Exactly as written, quote every line that follows, skipping the images.

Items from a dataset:
————————

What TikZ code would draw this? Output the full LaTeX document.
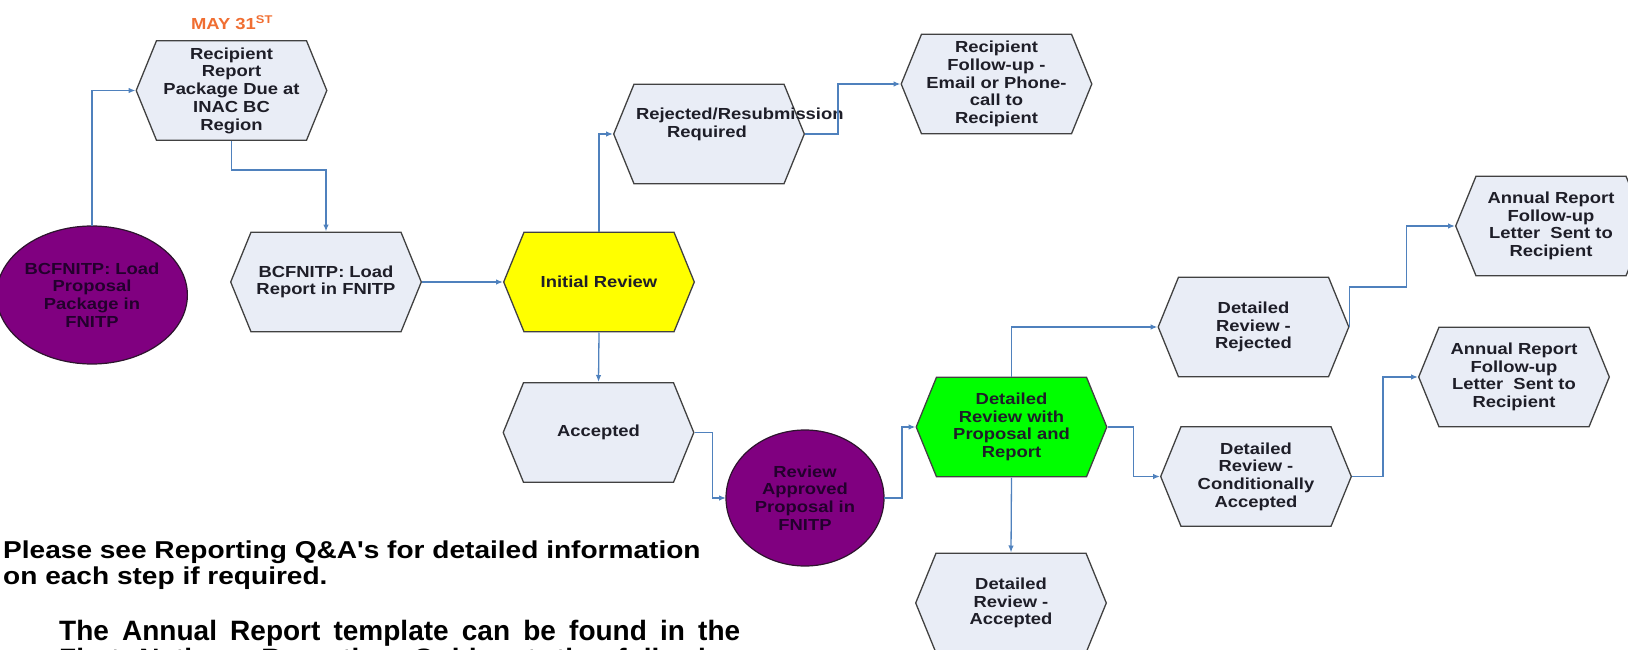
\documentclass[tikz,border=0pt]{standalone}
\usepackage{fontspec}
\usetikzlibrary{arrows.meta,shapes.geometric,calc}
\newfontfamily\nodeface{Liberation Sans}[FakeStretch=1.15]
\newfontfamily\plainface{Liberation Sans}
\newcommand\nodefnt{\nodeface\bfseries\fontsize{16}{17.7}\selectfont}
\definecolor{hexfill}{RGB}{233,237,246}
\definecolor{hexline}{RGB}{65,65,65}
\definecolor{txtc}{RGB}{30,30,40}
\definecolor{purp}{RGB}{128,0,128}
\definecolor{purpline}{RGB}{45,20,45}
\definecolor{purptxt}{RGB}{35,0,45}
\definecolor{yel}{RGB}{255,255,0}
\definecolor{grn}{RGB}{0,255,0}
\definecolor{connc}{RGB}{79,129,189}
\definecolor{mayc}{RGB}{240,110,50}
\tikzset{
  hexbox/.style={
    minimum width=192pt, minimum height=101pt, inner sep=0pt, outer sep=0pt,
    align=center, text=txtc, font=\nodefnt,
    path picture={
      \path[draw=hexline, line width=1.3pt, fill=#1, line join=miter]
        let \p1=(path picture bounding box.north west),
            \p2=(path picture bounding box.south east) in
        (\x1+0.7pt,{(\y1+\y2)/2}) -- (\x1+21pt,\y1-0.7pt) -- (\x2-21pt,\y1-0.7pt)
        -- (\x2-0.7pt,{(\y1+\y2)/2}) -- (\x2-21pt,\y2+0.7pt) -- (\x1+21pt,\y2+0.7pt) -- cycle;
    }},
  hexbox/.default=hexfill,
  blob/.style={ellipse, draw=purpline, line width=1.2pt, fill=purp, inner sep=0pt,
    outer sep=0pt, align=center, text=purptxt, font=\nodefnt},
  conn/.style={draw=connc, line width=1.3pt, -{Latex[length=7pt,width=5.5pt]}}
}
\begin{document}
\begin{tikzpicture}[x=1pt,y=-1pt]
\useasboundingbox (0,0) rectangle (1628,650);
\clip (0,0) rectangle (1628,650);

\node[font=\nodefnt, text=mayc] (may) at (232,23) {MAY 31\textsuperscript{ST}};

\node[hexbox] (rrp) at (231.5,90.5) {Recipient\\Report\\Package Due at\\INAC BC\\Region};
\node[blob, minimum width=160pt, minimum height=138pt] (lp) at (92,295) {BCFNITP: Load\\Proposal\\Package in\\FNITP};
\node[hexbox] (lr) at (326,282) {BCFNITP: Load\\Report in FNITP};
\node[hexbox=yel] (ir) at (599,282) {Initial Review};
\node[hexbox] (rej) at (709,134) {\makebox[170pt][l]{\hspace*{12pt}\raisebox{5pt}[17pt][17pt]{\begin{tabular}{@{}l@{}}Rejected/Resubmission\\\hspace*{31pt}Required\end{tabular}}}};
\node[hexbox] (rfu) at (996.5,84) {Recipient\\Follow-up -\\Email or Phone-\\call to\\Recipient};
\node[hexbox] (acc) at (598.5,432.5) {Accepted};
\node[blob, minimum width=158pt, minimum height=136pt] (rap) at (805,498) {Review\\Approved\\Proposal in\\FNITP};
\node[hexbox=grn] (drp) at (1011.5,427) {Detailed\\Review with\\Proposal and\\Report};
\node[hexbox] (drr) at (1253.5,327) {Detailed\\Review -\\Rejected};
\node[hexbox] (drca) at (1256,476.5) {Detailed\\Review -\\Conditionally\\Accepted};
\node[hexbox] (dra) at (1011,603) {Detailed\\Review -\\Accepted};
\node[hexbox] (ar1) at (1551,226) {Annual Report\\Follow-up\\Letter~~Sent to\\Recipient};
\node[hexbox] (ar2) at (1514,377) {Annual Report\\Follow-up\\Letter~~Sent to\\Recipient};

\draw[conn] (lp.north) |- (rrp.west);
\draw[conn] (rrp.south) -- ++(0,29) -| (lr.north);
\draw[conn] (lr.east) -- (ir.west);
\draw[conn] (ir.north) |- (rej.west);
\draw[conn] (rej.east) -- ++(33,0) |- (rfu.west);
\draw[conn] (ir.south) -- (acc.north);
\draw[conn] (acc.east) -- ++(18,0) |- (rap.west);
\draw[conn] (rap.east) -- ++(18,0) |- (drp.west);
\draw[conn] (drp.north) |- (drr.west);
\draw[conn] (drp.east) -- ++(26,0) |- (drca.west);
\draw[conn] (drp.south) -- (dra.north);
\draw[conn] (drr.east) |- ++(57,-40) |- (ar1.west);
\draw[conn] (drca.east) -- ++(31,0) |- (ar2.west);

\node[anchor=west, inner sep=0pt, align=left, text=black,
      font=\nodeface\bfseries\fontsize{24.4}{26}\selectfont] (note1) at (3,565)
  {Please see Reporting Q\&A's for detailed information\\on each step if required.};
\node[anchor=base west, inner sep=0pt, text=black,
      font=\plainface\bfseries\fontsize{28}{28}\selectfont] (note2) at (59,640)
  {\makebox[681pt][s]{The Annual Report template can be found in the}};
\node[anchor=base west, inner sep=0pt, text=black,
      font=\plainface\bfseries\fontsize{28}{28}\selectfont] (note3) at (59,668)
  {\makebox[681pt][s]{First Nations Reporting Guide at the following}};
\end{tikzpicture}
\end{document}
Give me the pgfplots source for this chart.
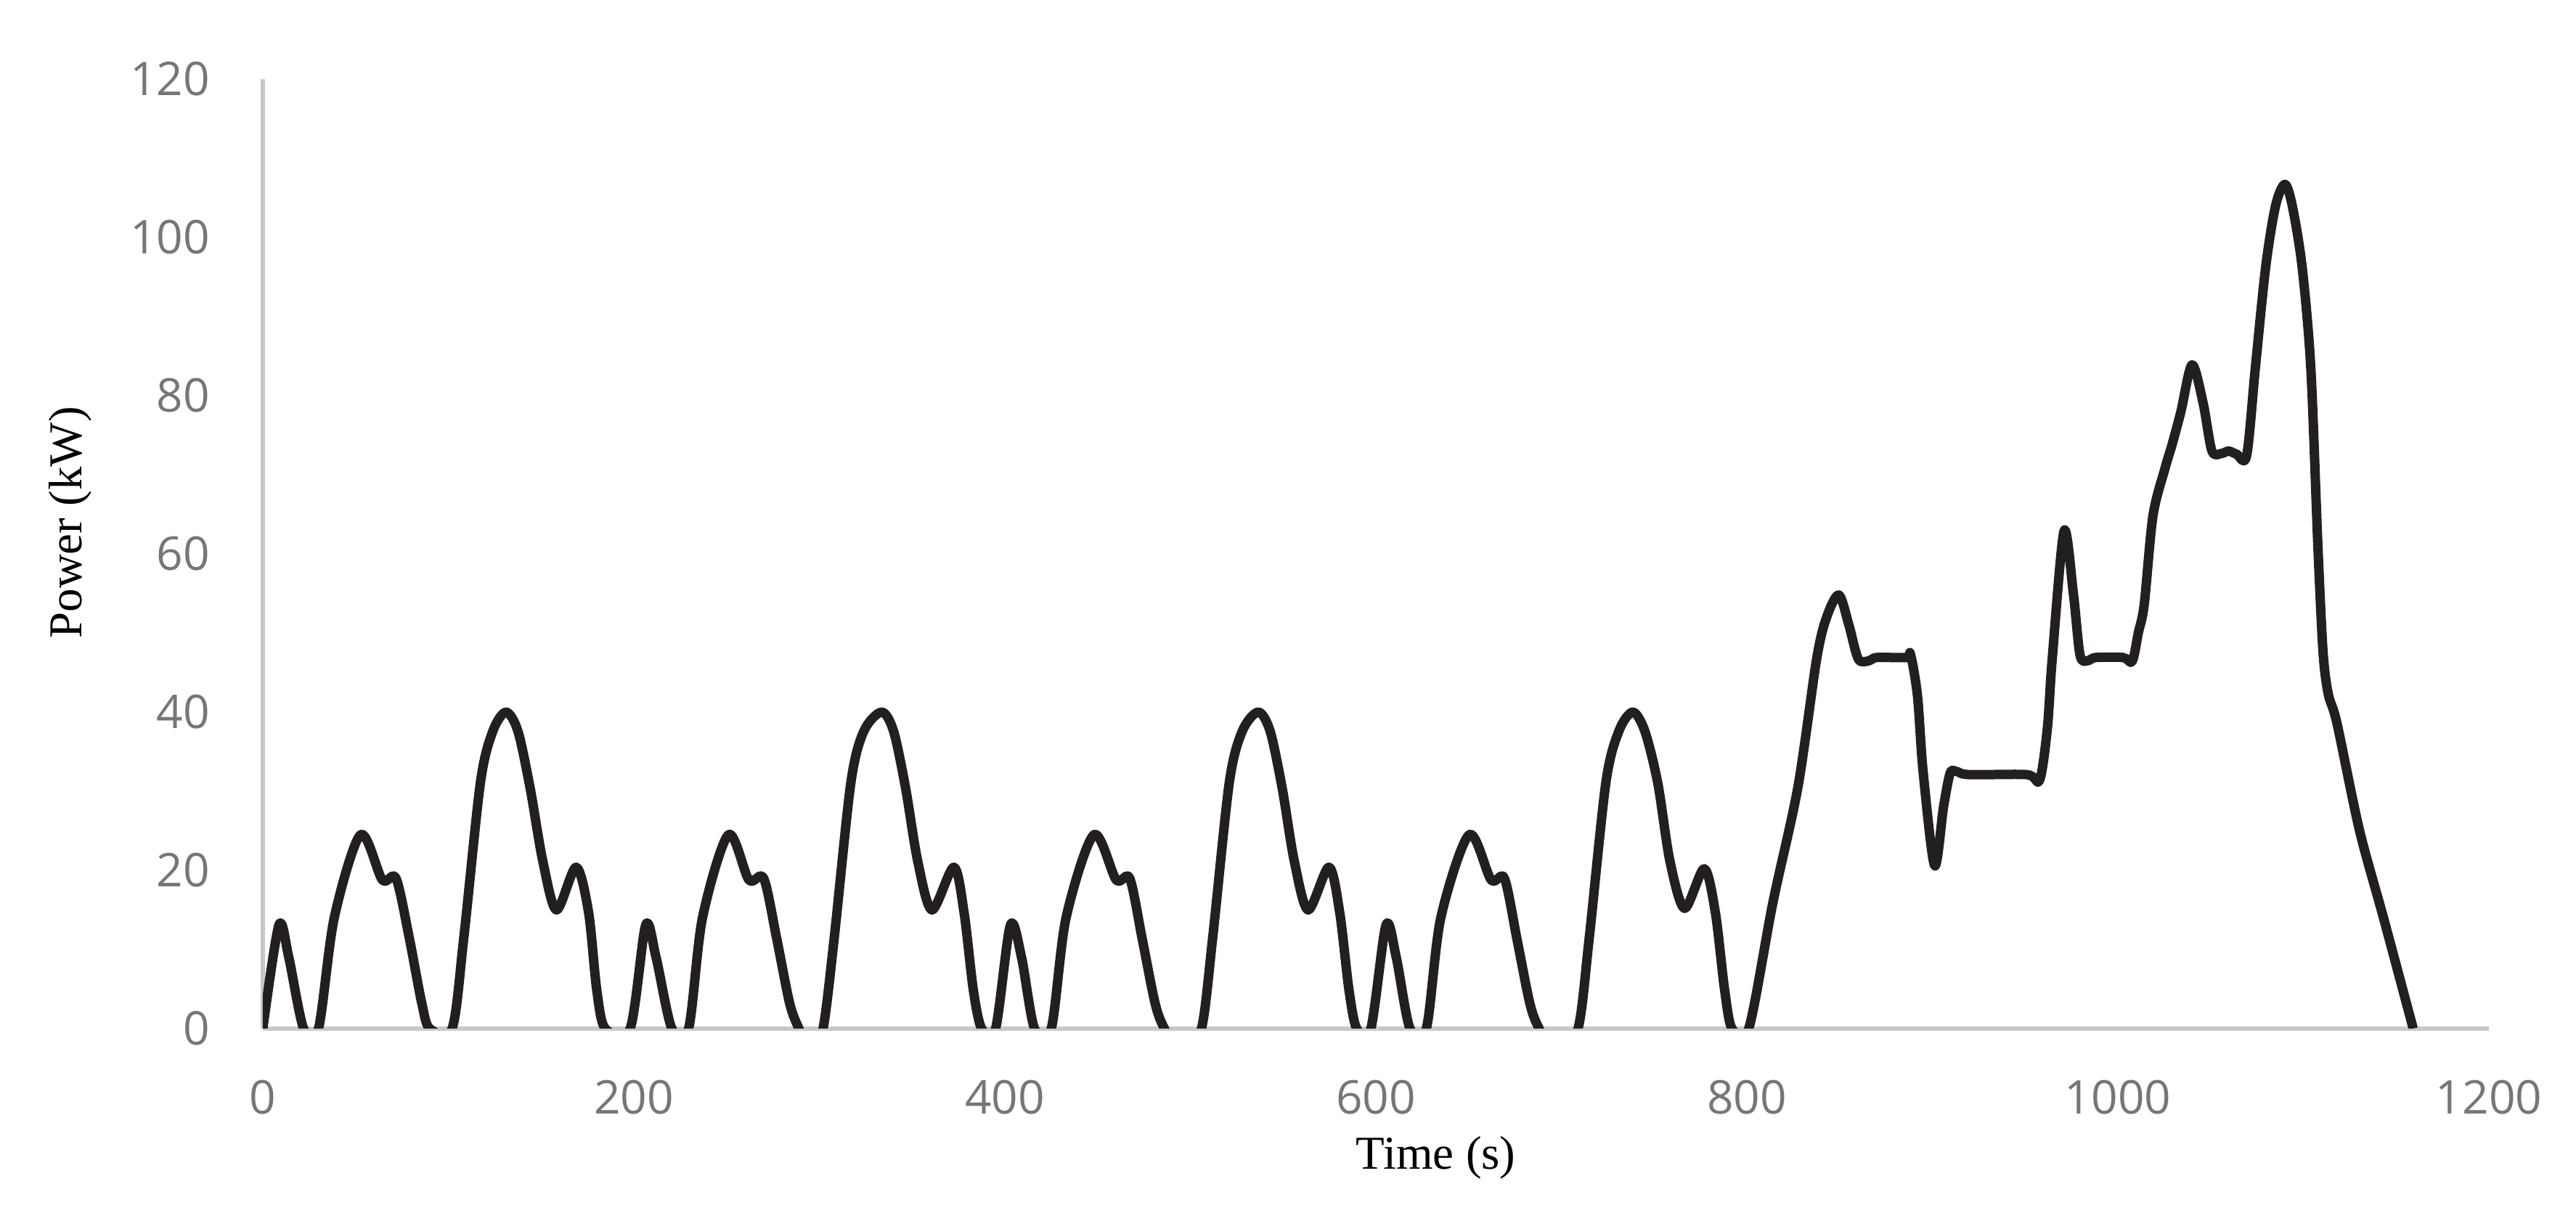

————————

THE ANSWER ▸
What TikZ code would draw this? Output the full LaTeX document.
\documentclass[tikz,border=0pt]{standalone}
\usepackage{fontspec}
\usetikzlibrary{arrows.meta,shapes.geometric,calc}
\newfontfamily\nodeface{Liberation Sans}[FakeStretch=1.15]
\newfontfamily\plainface{Liberation Sans}
\newcommand\nodefnt{\nodeface\bfseries\fontsize{16}{17.7}\selectfont}
\definecolor{hexfill}{RGB}{233,237,246}
\definecolor{hexline}{RGB}{65,65,65}
\definecolor{txtc}{RGB}{30,30,40}
\definecolor{purp}{RGB}{128,0,128}
\definecolor{purpline}{RGB}{45,20,45}
\definecolor{purptxt}{RGB}{35,0,45}
\definecolor{yel}{RGB}{255,255,0}
\definecolor{grn}{RGB}{0,255,0}
\definecolor{connc}{RGB}{79,129,189}
\definecolor{mayc}{RGB}{240,110,50}
\tikzset{
  hexbox/.style={
    minimum width=192pt, minimum height=101pt, inner sep=0pt, outer sep=0pt,
    align=center, text=txtc, font=\nodefnt,
    path picture={
      \path[draw=hexline, line width=1.3pt, fill=#1, line join=miter]
        let \p1=(path picture bounding box.north west),
            \p2=(path picture bounding box.south east) in
        (\x1+0.7pt,{(\y1+\y2)/2}) -- (\x1+21pt,\y1-0.7pt) -- (\x2-21pt,\y1-0.7pt)
        -- (\x2-0.7pt,{(\y1+\y2)/2}) -- (\x2-21pt,\y2+0.7pt) -- (\x1+21pt,\y2+0.7pt) -- cycle;
    }},
  hexbox/.default=hexfill,
  blob/.style={ellipse, draw=purpline, line width=1.2pt, fill=purp, inner sep=0pt,
    outer sep=0pt, align=center, text=purptxt, font=\nodefnt},
  conn/.style={draw=connc, line width=1.3pt, -{Latex[length=7pt,width=5.5pt]}}
}
\begin{document}
\begin{tikzpicture}[x=1pt,y=-1pt]
\useasboundingbox (0,0) rectangle (1628,650);
\clip (0,0) rectangle (1628,650);

\node[font=\nodefnt, text=mayc] (may) at (232,23) {MAY 31\textsuperscript{ST}};

\node[hexbox] (rrp) at (231.5,90.5) {Recipient\\Report\\Package Due at\\INAC BC\\Region};
\node[blob, minimum width=160pt, minimum height=138pt] (lp) at (92,295) {BCFNITP: Load\\Proposal\\Package in\\FNITP};
\node[hexbox] (lr) at (326,282) {BCFNITP: Load\\Report in FNITP};
\node[hexbox=yel] (ir) at (599,282) {Initial Review};
\node[hexbox] (rej) at (709,134) {\makebox[170pt][l]{\hspace*{12pt}\raisebox{5pt}[17pt][17pt]{\begin{tabular}{@{}l@{}}Rejected/Resubmission\\\hspace*{31pt}Required\end{tabular}}}};
\node[hexbox] (rfu) at (996.5,84) {Recipient\\Follow-up -\\Email or Phone-\\call to\\Recipient};
\node[hexbox] (acc) at (598.5,432.5) {Accepted};
\node[blob, minimum width=158pt, minimum height=136pt] (rap) at (805,498) {Review\\Approved\\Proposal in\\FNITP};
\node[hexbox=grn] (drp) at (1011.5,427) {Detailed\\Review with\\Proposal and\\Report};
\node[hexbox] (drr) at (1253.5,327) {Detailed\\Review -\\Rejected};
\node[hexbox] (drca) at (1256,476.5) {Detailed\\Review -\\Conditionally\\Accepted};
\node[hexbox] (dra) at (1011,603) {Detailed\\Review -\\Accepted};
\node[hexbox] (ar1) at (1551,226) {Annual Report\\Follow-up\\Letter~~Sent to\\Recipient};
\node[hexbox] (ar2) at (1514,377) {Annual Report\\Follow-up\\Letter~~Sent to\\Recipient};

\draw[conn] (lp.north) |- (rrp.west);
\draw[conn] (rrp.south) -- ++(0,29) -| (lr.north);
\draw[conn] (lr.east) -- (ir.west);
\draw[conn] (ir.north) |- (rej.west);
\draw[conn] (rej.east) -- ++(33,0) |- (rfu.west);
\draw[conn] (ir.south) -- (acc.north);
\draw[conn] (acc.east) -- ++(18,0) |- (rap.west);
\draw[conn] (rap.east) -- ++(18,0) |- (drp.west);
\draw[conn] (drp.north) |- (drr.west);
\draw[conn] (drp.east) -- ++(26,0) |- (drca.west);
\draw[conn] (drp.south) -- (dra.north);
\draw[conn] (drr.east) |- ++(57,-40) |- (ar1.west);
\draw[conn] (drca.east) -- ++(31,0) |- (ar2.west);

\node[anchor=west, inner sep=0pt, align=left, text=black,
      font=\nodeface\bfseries\fontsize{24.4}{26}\selectfont] (note1) at (3,565)
  {Please see Reporting Q\&A's for detailed information\\on each step if required.};
\node[anchor=base west, inner sep=0pt, text=black,
      font=\plainface\bfseries\fontsize{28}{28}\selectfont] (note2) at (59,640)
  {\makebox[681pt][s]{The Annual Report template can be found in the}};
\node[anchor=base west, inner sep=0pt, text=black,
      font=\plainface\bfseries\fontsize{28}{28}\selectfont] (note3) at (59,668)
  {\makebox[681pt][s]{First Nations Reporting Guide at the following}};
\end{tikzpicture}
\end{document}
Give me the pgfplots source for this chart.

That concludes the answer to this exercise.